Well, there are several approaches possible. For example, you could have unique components for everything in it. Human particles would make up humans. Star particles would make up stars. Plant particles would make up each different type of plant.
Or you could just start with one material - a "universal clay" - and mold all of the components from this compound. The differences would not be in the material used but in how it was sculpted and treated.
Or you could select a few elements - such as earth, fire, water and air - and blend them together in different proportions to create everything around us. The difference between a human and dandelion would be in how much of each of these different components is present and how they are arranged. Transformation between, say, gold and lead could be accomplished by redressing the balance between these components.
But the universe we occupy is both simpler and more complex than any of these models. It starts with energy, which is equivalent to matter and vice versa.
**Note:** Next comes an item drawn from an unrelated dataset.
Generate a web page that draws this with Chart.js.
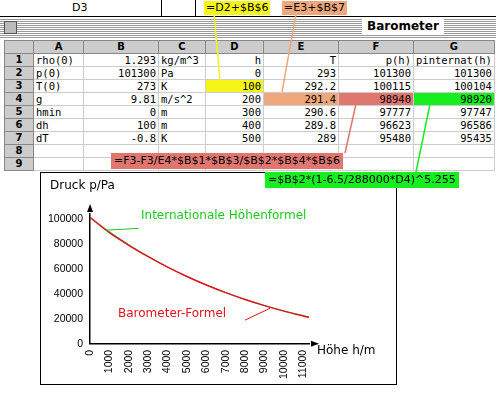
<!DOCTYPE html>
<html><head><meta charset="utf-8">
<script src="https://cdn.jsdelivr.net/npm/chart.js@4"></script>
<style>
body{margin:0;width:496px;height:406px;background:#fff;position:relative;overflow:hidden;font-family:"DejaVu Sans",sans-serif}
.abs{position:absolute}
table{border-collapse:collapse;font-family:"DejaVu Sans Mono",monospace;font-size:10.5px}
td{border:1px solid #ccc;height:12px;padding:0 2px;white-space:nowrap;line-height:12px}
td.r{text-align:right}
td.h{background:#ccc;font-weight:bold;text-align:center;border:1px solid #888;font-family:"DejaVu Sans",sans-serif;font-size:10px}
.f{position:absolute;font-size:11px;padding:0 2px;line-height:14px}
</style></head><body>
<div class="abs" style="left:0;top:0;width:496px;height:16px;border-bottom:1px solid #000"></div>
<div class="abs" style="left:161px;top:0;width:1px;height:16px;background:#000"></div>
<div class="abs" style="left:195px;top:0;width:1px;height:16px;background:#000"></div>
<div class="abs" style="left:72px;top:1px;font-size:11px">D3</div>
<div class="abs" style="left:0;top:18px;width:496px;height:20px;background:repeating-linear-gradient(#fff 0 1px,#999 1px 2px)"></div>
<div class="abs" style="left:4px;top:21px;width:11px;height:11px;background:#bbb;border:1px solid #555"></div>
<div class="abs" style="left:362px;top:18px;padding:1px 5px;background:#fff;font-weight:bold;font-size:12px">Barometer</div>
<table class="abs" style="left:4px;top:40px;table-layout:fixed">
<colgroup><col style="width:29px"><col style="width:50px"><col style="width:75px"><col style="width:47px"><col style="width:58px"><col style="width:75px"><col style="width:75px"><col style="width:75px"></colgroup>
<tr><td class="h"></td><td class="h">A</td><td class="h">B</td><td class="h">C</td><td class="h">D</td><td class="h">E</td><td class="h">F</td><td class="h">G</td></tr>
<tr><td class="h">1</td><td>rho(0)</td><td class="r">1.293</td><td>kg/m^3</td><td class="r">h</td><td class="r">T</td><td class="r">p(h)</td><td class="r">pinternat(h)</td></tr>
<tr><td class="h">2</td><td>p(0)</td><td class="r">101300</td><td>Pa</td><td class="r">0</td><td class="r">293</td><td class="r">101300</td><td class="r">101300</td></tr>
<tr><td class="h">3</td><td>T(0)</td><td class="r">273</td><td>K</td><td class="r" style="background:#f5f51a">100</td><td class="r">292.2</td><td class="r">100115</td><td class="r">100104</td></tr>
<tr><td class="h">4</td><td>g</td><td class="r">9.81</td><td>m/s^2</td><td class="r">200</td><td class="r" style="background:#efa77b">291.4</td><td class="r" style="background:#df7770">98940</td><td class="r" style="background:#16ee20">98920</td></tr>
<tr><td class="h">5</td><td>hmin</td><td class="r">0</td><td>m</td><td class="r">300</td><td class="r">290.6</td><td class="r">97777</td><td class="r">97747</td></tr>
<tr><td class="h">6</td><td>dh</td><td class="r">100</td><td>m</td><td class="r">400</td><td class="r">289.8</td><td class="r">96623</td><td class="r">96586</td></tr>
<tr><td class="h">7</td><td>dT</td><td class="r">-0.8</td><td>K</td><td class="r">500</td><td class="r">289</td><td class="r">95480</td><td class="r">95435</td></tr>
<tr><td class="h">8</td><td></td><td></td><td></td><td></td><td></td><td></td><td></td></tr>
<tr><td class="h">9</td><td></td><td></td><td></td><td></td><td></td><td></td><td></td></tr>
</table>
<div class="abs" style="left:40px;top:171px;width:456px;height:235px;background:#fff"></div>
<div class="abs" style="left:40px;top:172px;width:355px;height:211px;border:1px solid #000"></div>
<canvas id="c" class="abs" style="left:41px;top:173px;width:354px;height:210px"></canvas>
<svg class="abs" style="left:0;top:0" width="496" height="406">
<line x1="214" y1="14" x2="220" y2="80" stroke="#f5f51a" stroke-width="1.5"/>
<line x1="296" y1="14" x2="282" y2="92" stroke="#efa77b" stroke-width="1.5"/>
<line x1="356" y1="104" x2="345" y2="153" stroke="#df7770" stroke-width="1.5"/>
<line x1="430" y1="104" x2="416" y2="172" stroke="#16ee20" stroke-width="1.5"/>
</svg>
<div class="f" style="left:204px;top:1px;background:#f5f51a">=D2+$B$6</div>
<div class="f" style="left:282px;top:1px;background:#efa77b">=E3+$B$7</div>
<div class="f" style="left:111px;top:153px;background:#df7770;padding:1px 3px">=F3-F3/E4*$B$1*$B$3/$B$2*$B$4*$B$6</div>
<div class="f" style="left:265px;top:172px;background:#16ee20;padding:1px 3px">=$B$2*(1-6.5/288000*D4)^5.255</div>
<div class="abs" style="left:50px;top:178px;font-size:12px">Druck p/Pa</div>
<div class="abs" style="left:317px;top:343px;font-size:12px">Höhe h/m</div>
<div class="abs" style="left:141px;top:208px;font-size:12px;color:#1ec81e">Internationale Höhenformel</div>
<div class="abs" style="left:118px;top:306px;font-size:12px;color:#e0141e">Barometer-Formel</div>
<script>
const heights = [0, 1000, 2000, 3000, 4000, 5000, 6000, 7000, 8000, 9000, 10000, 11000, 11300];
const pBarometer = [101300, 89000, 78900, 69800, 61400, 53900, 47100, 41000, 35500, 30600, 26200, 22300, 21200];
const pInternat = [101300, 89900, 79500, 70100, 61600, 54000, 47200, 41100, 35600, 30700, 26400, 22600, 21600];
const yTicks = [0, 20000, 40000, 60000, 80000, 100000];

const ann = {
  id: 'ann',
  afterDraw(ch) {
    const c = ch.ctx, x = ch.scales.x, y = ch.scales.y;
    c.save();
    c.lineWidth = 1;
    c.strokeStyle = '#1ec81e';
    c.beginPath();
    c.moveTo(x.getPixelForValue(800), y.getPixelForValue(91000));
    c.lineTo(x.getPixelForValue(2500), y.getPixelForValue(92500));
    c.stroke();
    c.strokeStyle = '#e0141e';
    c.beginPath();
    c.moveTo(x.getPixelForValue(8000), y.getPixelForValue(19000));
    c.lineTo(x.getPixelForValue(9300), y.getPixelForValue(28500));
    c.stroke();
    c.fillStyle = '#000';
    const x0 = x.getPixelForValue(0), y0 = y.getPixelForValue(0);
    c.beginPath(); c.moveTo(x0, ch.chartArea.top - 10); c.lineTo(x0 - 3, ch.chartArea.top - 2); c.lineTo(x0 + 3, ch.chartArea.top - 2); c.fill();
    c.beginPath(); c.moveTo(ch.chartArea.right + 10, y0); c.lineTo(ch.chartArea.right + 2, y0 - 3); c.lineTo(ch.chartArea.right + 2, y0 + 3); c.fill();
    c.restore();
  }
};

new Chart(document.getElementById('c'), {
  type: 'line',
  data: {
    labels: heights,
    datasets: [
      { data: heights.map((h, i) => ({x: h, y: pBarometer[i]})), borderColor: '#e0141e', borderWidth: 1.5, pointRadius: 0, tension: 0.3 },
      { data: heights.map((h, i) => ({x: h, y: pInternat[i]})), borderColor: '#1ec81e', borderWidth: 1, pointRadius: 0, tension: 0.3 }
    ]
  },
  options: {
    responsive: false,
    animation: false,
    layout: { padding: { left: 4, top: 41, right: 86, bottom: 2 } },
    plugins: { legend: { display: false }, tooltip: { enabled: false } },
    scales: {
      x: {
        type: 'linear', min: 0, max: 11300,
        afterBuildTicks: s => { s.ticks = heights.slice(0, 12).map(v => ({value: v})); },
        ticks: { color: '#000', font: { size: 10.5 }, minRotation: 90, maxRotation: 90, padding: 2, callback: v => String(v) },
        grid: { display: false, drawTicks: true, tickLength: 4, tickColor: '#000' },
        border: { color: '#000', width: 1.5 }
      },
      y: {
        min: 0, max: 104000,
        afterBuildTicks: s => { s.ticks = yTicks.map(v => ({value: v})); },
        ticks: { color: '#000', font: { size: 10.5 }, padding: 3, callback: v => String(v) },
        grid: { display: false, tickLength: 4, tickColor: '#000' },
        border: { color: '#000', width: 1.5 }
      }
    }
  },
  plugins: [ann]
});
</script>
</body></html>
This is the real meaning behind Einstein's equation - energy and matter are just two forms of currency with the speed of light squared being the conversion rate.
With the massive amount of energy released in the big bang, it was possible for some of it to coalesce into sub-atomic particles which eventually combined to give us protons and neutrons among other species. Electrons belong to a different class, but these three components are the basis for all of the matter around us. Atoms are composed of a nucleus containing protons and neutrons surrounded by a cloud of electrons.
Initially, in our universe, all of the atoms were one of two isotopes of hydrogen - hydrogen or deuterium. Hydrogen is a bit quirky as it is the only element with names for its individual isotopes. There is a third one called tritium.
The difference between the three isotopes of hydrogen is the presence of a neutron. Ordinary hydrogen atoms, which make up about 89 per cent of the atoms in the universe, are composed of a single proton and a single electron. The proton is positively charged and attracts the negatively charged electron. These two particles orbit each other although as the proton is much heavier (1,836 times), it is the electron which we see moving wildly about.
A small percentage of the hydrogen atoms (about one per cent of the atoms in the universe) are deuterium having a nucleus composed of a proton and a neutron. As the neutron carries no charge, it has little impact on the number or velocity of the electrons. It just makes for a heavier nucleus.
In tritium, the nucleus contains two neutrons but still only one proton. Indeed, the defining characteristic of all hydrogen atoms is the presence of only a single proton in the nucleus.
Put two protons in the nucleus and we have a helium atom. Helium makes up about nine per cent of the atoms in the universe. It is generated by the fusion of hydrogen atoms in the core of stars. Simplistically, two deuterium nuclei join together to give helium - although it is actually much more complicated. Because helium nuclei are emitted during certain types of radiation, they have a name and are called alpha-particles.
It is the fusion together of helium nuclei which allows us to build more complex atoms. A carbon atom is generated by fusing three helium nuclei. An oxygen atom requires four and so on.
One of the subtle points about the elements making up everything around us is that, with a few exceptions, even-numbered elements are more abundant than their neighbouring odd-numbered elements.
That is, oxygen is more abundant than either nitrogen or fluorine when considering the universe as a whole.
This building up of elements from hydrogen and helium nuclei occurs in the heart of a star. The rate is limited by the difficulty in generating beryllium, but the overall effect is to generate all of the atoms in the periodic table.
There are 90 or so naturally occurring elements and we have added another 28 to the table through synthetic means.
So, how do you go about building a universe?
You start with a huge amount of energy and from that you create elementary particles such as the proton, neutron and electron. By combining these sub-atomic constituents together, you get simple atoms such as hydrogen and helium. But put them in the oven to bake - in the heart of a star at hundreds of thousands of degrees under extreme pressure - and you can generate all of the elements across the periodic table.
Roughly 4.5 billion years after that, chemists will have discovered all of the elements and organized them into the periodic table.